The channel you'll use (a named co-parenting app is strongly recommended), response time expectations for non-urgent messages, what counts as an emergency. This is the most under-written section of most parenting agreements and probably the most important.

5. Communication Between Parent and Child

How children stay in touch with the non-resident parent during their time at the other home. Phone calls, video calls, messaging. Scheduled or as desired by the child. Especially important for long-distance arrangements.

6. Maintenance

If maintenance has been agreed between the parents, the amount, frequency, and payment method. If maintenance has been ordered by the District Court, a cross-reference to the order. Disputes about maintenance need to be kept structurally separate from parenting communication.

7. Dispute Resolution

A process for handling disagreements before they reach court. Direct discussion, then a session of mediation under the Mediation Act 2017, then — only thereafter — formal legal steps. Building this in often resolves issues that would otherwise escalate.

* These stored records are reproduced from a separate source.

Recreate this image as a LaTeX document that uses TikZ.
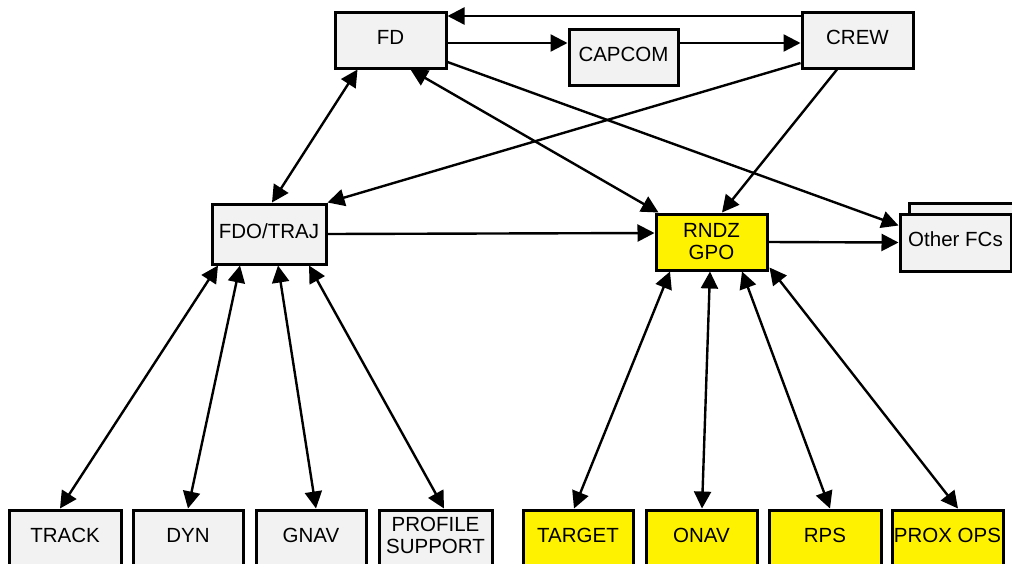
\documentclass[tikz,border=0pt]{standalone}
\usepackage{fontspec}
\setmainfont{Liberation Sans}
\usetikzlibrary{arrows.meta,calc}
\tikzset{
  box/.style={draw=black, line width=3pt, fill=boxgray, inner sep=0pt, align=center,
    text depth=6pt, font=\fontsize{20.5}{22}\selectfont},
  ybox/.style={box, fill=yellow},
  tip/.tip={Triangle[length=17pt,width=17pt]},
  arr/.style={line width=2.4pt, -tip},
  darr/.style={line width=2.4pt, tip-tip}
}
\definecolor{boxgray}{HTML}{F2F2F2}
\begin{document}
\begin{tikzpicture}[x=1pt,y=-1pt]
\useasboundingbox (0,0) rectangle (1012,563);
\clip (0,0) rectangle (1012,563);
% top row
\node[box, minimum width=111pt, minimum height=56pt] (fd) at (390.5,40) {FD};
\node[box, minimum width=109pt, minimum height=56pt] (capcom) at (623.5,57) {CAPCOM};
\node[box, minimum width=111pt, minimum height=56pt] (crew) at (857.5,40) {CREW};
% middle row
\node[box, minimum width=114pt, minimum height=60pt] (fdo) at (269,234) {FDO/TRAJ};
\node[ybox, minimum width=111pt, minimum height=56pt, text depth=2pt] (rndz) at (711.5,242) {RNDZ\\GPO};
\node[box, minimum width=111pt, minimum height=57pt] (otherback) at (964.5,231.5) {};
\node[box, minimum width=111pt, minimum height=57pt] (other) at (955.5,242.5) {Other FCs};
% bottom row
\node[box, minimum width=112pt, minimum height=60pt, text depth=10pt] (track) at (65,540) {TRACK};
\node[box, minimum width=110pt, minimum height=60pt, text depth=10pt] (dyn) at (188,540) {DYN};
\node[box, minimum width=110pt, minimum height=60pt, text depth=10pt] (gnav) at (311,540) {GNAV};
\node[box, minimum width=113pt, minimum height=60pt, text depth=10pt] (profile) at (435.5,540) {PROFILE\\SUPPORT};
\node[ybox, minimum width=110pt, minimum height=60pt, text depth=10pt] (target) at (578,540) {TARGET};
\node[ybox, minimum width=111pt, minimum height=60pt, text depth=10pt] (onav) at (701.5,540) {ONAV};
\node[ybox, minimum width=112pt, minimum height=60pt, text depth=10pt] (rps) at (825,540) {RPS};
\node[ybox, minimum width=111pt, minimum height=60pt, text depth=10pt] (prox) at (947.5,540) {PROX OPS};
% top connectors
\draw[arr] ($(crew.west)+(0,-24)$) -- ($(fd.east)+(0,-24)$);
\draw[arr] ($(fd.east)+(0,3)$) -- ($(capcom.west)+(0,-14)$);
\draw[arr] ($(capcom.east)+(0,-14)$) -- ($(crew.west)+(0,3)$);
\draw[arr] ($(fd.east)+(0,22)$) -- ($(other.west)+(0,-17)$);
\draw[arr] ($(crew.west)+(0,23)$) -- (fdo.north east);
\draw[arr] ($(crew.south)+(-20.5,0)$) -- ($(rndz.north)+(10.5,0)$);
\draw[darr] ($(fd.south)+(-33,0)$) -- ($(fdo.north)+(3,0)$);
\draw[darr] ($(fd.south)+(20,0)$) -- ($(rndz.north west)+(4,0)$);
% middle connectors
\draw[arr] (fdo.east) -- ($(rndz.west)+(0,-9)$);
\draw[arr] (rndz.east) -- (other.west);
% bottom connectors
\draw[darr] ($(fdo.south)+(-51,0)$) -- ($(track.north)+(-5,0)$);
\draw[darr] ($(fdo.south)+(-29,0)$) -- (dyn.north);
\draw[darr] ($(fdo.south)+(9,0)$) -- ($(gnav.north)+(5,0)$);
\draw[darr] ($(fdo.south)+(40,0)$) -- ($(profile.north)+(8.5,0)$);
\draw[darr] ($(rndz.south)+(-41.5,0)$) -- ($(target.north)+(-4,0)$);
\draw[darr] ($(rndz.south)+(-1.5,0)$) -- ($(onav.north)+(0.5,0)$);
\draw[darr] ($(rndz.south)+(30.5,0)$) -- ($(rps.north)+(5,0)$);
\draw[darr] ($(rndz.south east)+(1,-4)$) -- ($(prox.north)+(10.5,0)$);
\end{tikzpicture}
\end{document}
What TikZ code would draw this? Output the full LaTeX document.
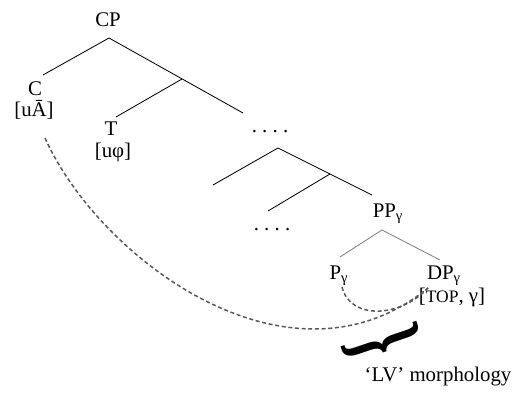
\documentclass[tikz,border=0pt]{standalone}
\usepackage{fontspec}
\setmainfont{Liberation Serif}

\tikzset{
  lbl/.style={font=\fontsize{12.5}{14}\selectfont, inner sep=0pt},
  branch/.style={line width=0.5pt},
  lowbranch/.style={line width=0.5pt, gray},
  agree/.style={gray!70!black, line width=0.9pt, dash pattern=on 2.4pt off 1.6pt},
}

\begin{document}
\begin{tikzpicture}[x=0.6pt,y=-0.6pt]%
\useasboundingbox (0,0) rectangle (512,396);%
% labels
\node[lbl] (cp) at (108,20) {CP};%
\node[lbl] (c) at (35,89) {C};%
\node[lbl] (cfeat) at (34,110) {[uĀ]};%
\node[lbl] (t) at (111,129) {T};%
\node[lbl] (tfeat) at (113,152) {[uφ]};%
\node[lbl, anchor=base] (dotsa) at (270,133) {.\ .\ .\ .};%
\node[lbl, anchor=base] (dotsb) at (272,231) {.\ .\ .\ .};%
\node[lbl] (pp) at (388,214) {PP\textsubscript{γ}};%
\node[lbl] (p) at (339,276) {P\textsubscript{γ}};%
\node[lbl] (dp) at (444,276) {DP\textsubscript{γ}};%
\node[lbl] (dpfeat) at (452,297) {[{\fontsize{10.5}{10}\selectfont TOP}, γ]};%
\node[lbl] (lv) at (438,377) {`LV' morphology};%
\node[font=\fontsize{58}{58}\selectfont\bfseries, inner sep=0pt, rotate=-71.3, xscale=0.62] (brace) at (382,343) {\}};%
% branch points
\coordinate (cp-top) at (109,38);%
\coordinate (c-end) at (43,75);%
\coordinate (cp-r) at (243,113);%
\coordinate (tp-top) at (182,79);%
\coordinate (t-end) at (116,117);%
\coordinate (x-top) at (278,148);%
\coordinate (x-l) at (213,185);%
\coordinate (x-r) at (372,195);%
\coordinate (y-top) at (330,174);%
\coordinate (y-l) at (268,211);%
\coordinate (pp-top) at (382,230);%
\coordinate (p-end) at (340,257);%
\coordinate (dp-end) at (440,260);%
\draw[branch] (c-end) -- (cp-top) -- (cp-r);%
\draw[branch] (tp-top) -- (t-end);%
\draw[branch] (x-l) -- (x-top) -- (x-r);%
\draw[branch] (y-top) -- (y-l);%
\draw[lowbranch] (p-end) -- (pp-top) -- (dp-end);%
% agreement paths
\coordinate (agr-c) at (45,138);%
\coordinate (agr-p) at (342,287);%
\coordinate (agr-dp) at (428,288);%
\draw[agree] (agr-c) .. controls (100,260) and (290,400) .. (agr-dp);%
\draw[agree] (agr-p) .. controls (350,320) and (400,318) .. (agr-dp);%
\end{tikzpicture}
\end{document}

8. Review and Modification

Children's needs change. An annual review clause, or a review triggered by a significant change (a house move, a school change, a new relationship), means the plan can evolve without either parent having to apply to court each time.

9. Children as Messengers

An explicit clause stating that the parents will not use the children to relay messages, requests, or information between the two homes.

How to Make It Formally Enforceable

An informal parenting agreement — signed by both parents but not court-approved — is much better than no agreement at all. It clarifies expectations and provides a clear baseline if disputes arise. But if one parent later refuses to follow it, the other has no immediate legal mechanism to enforce it.

To make the agreement formally enforceable in Ireland, the typical route is to apply to have it made a rule of court — usually in the District Court for parenting and access matters, or the Circuit Court where the wider judicial separation or divorce is also being dealt with. Both parents agree the terms, sometimes with the support of solicitors, and the agreement is submitted to the court. Once made a rule of court, it has the same enforceability as any other court order.

A solicitor practising family law can guide you through the rule of court process, including the specific wording courts prefer to see and the procedural steps.

Speak to a Solicitor Before Signing

A parenting agreement is a document that will shape your family for years. Before signing one — or submitting one for court approval — it's worth having it reviewed by a solicitor practising family law in Ireland. They can spot wording that may not hold up if tested, identify clauses that are unintentionally vague, and ensure the document gives both parents the structure they actually need.

The Most Important Test

Read your agreement back through the eyes of the version of yourself in two years' time, in a difficult moment, in a disagreement about something specific. Does the agreement answer the question? If it does, it's working. If you find yourself having to interpret or argue or fill in gaps, that section needs to be rewritten now while you still can.

The work of writing it well, once, is small. The work of living with a vague or contested one, for years, is enormous.